> What is expected
Retype the complete listing exactly as it appears.

> Material
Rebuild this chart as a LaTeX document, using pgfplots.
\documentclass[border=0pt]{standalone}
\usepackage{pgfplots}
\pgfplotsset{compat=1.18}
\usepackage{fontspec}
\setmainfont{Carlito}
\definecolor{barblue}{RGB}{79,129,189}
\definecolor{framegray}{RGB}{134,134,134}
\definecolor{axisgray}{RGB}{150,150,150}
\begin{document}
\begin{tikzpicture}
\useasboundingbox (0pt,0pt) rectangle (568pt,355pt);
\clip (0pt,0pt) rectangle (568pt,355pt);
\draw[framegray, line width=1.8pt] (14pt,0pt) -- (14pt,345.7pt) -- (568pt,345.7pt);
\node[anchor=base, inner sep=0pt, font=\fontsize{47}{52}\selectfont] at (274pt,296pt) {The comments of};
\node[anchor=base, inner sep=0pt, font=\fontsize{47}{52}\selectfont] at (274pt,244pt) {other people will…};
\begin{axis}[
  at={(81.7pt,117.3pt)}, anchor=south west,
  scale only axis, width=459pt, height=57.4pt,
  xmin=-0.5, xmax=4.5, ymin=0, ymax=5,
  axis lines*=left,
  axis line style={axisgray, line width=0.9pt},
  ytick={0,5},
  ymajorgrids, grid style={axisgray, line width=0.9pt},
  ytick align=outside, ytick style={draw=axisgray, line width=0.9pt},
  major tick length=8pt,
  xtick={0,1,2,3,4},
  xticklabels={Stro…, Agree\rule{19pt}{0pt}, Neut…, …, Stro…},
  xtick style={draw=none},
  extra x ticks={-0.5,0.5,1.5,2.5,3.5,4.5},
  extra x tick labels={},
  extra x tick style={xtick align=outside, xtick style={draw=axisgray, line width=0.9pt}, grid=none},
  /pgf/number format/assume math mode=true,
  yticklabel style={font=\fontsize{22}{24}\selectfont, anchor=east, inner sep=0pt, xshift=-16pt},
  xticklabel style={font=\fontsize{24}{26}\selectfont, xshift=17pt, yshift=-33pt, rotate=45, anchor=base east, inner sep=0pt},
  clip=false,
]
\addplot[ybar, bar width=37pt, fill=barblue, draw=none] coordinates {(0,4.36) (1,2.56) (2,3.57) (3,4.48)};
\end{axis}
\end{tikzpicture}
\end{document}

> Completed exercise
Rebuild this chart as a LaTeX document, using pgfplots.
\documentclass[border=0pt]{standalone}
\usepackage{pgfplots}
\pgfplotsset{compat=1.18}
\usepackage{fontspec}
\setmainfont{Carlito}
\definecolor{barblue}{RGB}{79,129,189}
\definecolor{framegray}{RGB}{134,134,134}
\definecolor{axisgray}{RGB}{150,150,150}
\begin{document}
\begin{tikzpicture}
\useasboundingbox (0pt,0pt) rectangle (568pt,355pt);
\clip (0pt,0pt) rectangle (568pt,355pt);
\draw[framegray, line width=1.8pt] (14pt,0pt) -- (14pt,345.7pt) -- (568pt,345.7pt);
\node[anchor=base, inner sep=0pt, font=\fontsize{47}{52}\selectfont] at (274pt,296pt) {The comments of};
\node[anchor=base, inner sep=0pt, font=\fontsize{47}{52}\selectfont] at (274pt,244pt) {other people will…};
\begin{axis}[
  at={(81.7pt,117.3pt)}, anchor=south west,
  scale only axis, width=459pt, height=57.4pt,
  xmin=-0.5, xmax=4.5, ymin=0, ymax=5,
  axis lines*=left,
  axis line style={axisgray, line width=0.9pt},
  ytick={0,5},
  ymajorgrids, grid style={axisgray, line width=0.9pt},
  ytick align=outside, ytick style={draw=axisgray, line width=0.9pt},
  major tick length=8pt,
  xtick={0,1,2,3,4},
  xticklabels={Stro…, Agree\rule{19pt}{0pt}, Neut…, …, Stro…},
  xtick style={draw=none},
  extra x ticks={-0.5,0.5,1.5,2.5,3.5,4.5},
  extra x tick labels={},
  extra x tick style={xtick align=outside, xtick style={draw=axisgray, line width=0.9pt}, grid=none},
  /pgf/number format/assume math mode=true,
  yticklabel style={font=\fontsize{22}{24}\selectfont, anchor=east, inner sep=0pt, xshift=-16pt},
  xticklabel style={font=\fontsize{24}{26}\selectfont, xshift=17pt, yshift=-33pt, rotate=45, anchor=base east, inner sep=0pt},
  clip=false,
]
\addplot[ybar, bar width=37pt, fill=barblue, draw=none] coordinates {(0,4.36) (1,2.56) (2,3.57) (3,4.48)};
\end{axis}
\end{tikzpicture}
\end{document}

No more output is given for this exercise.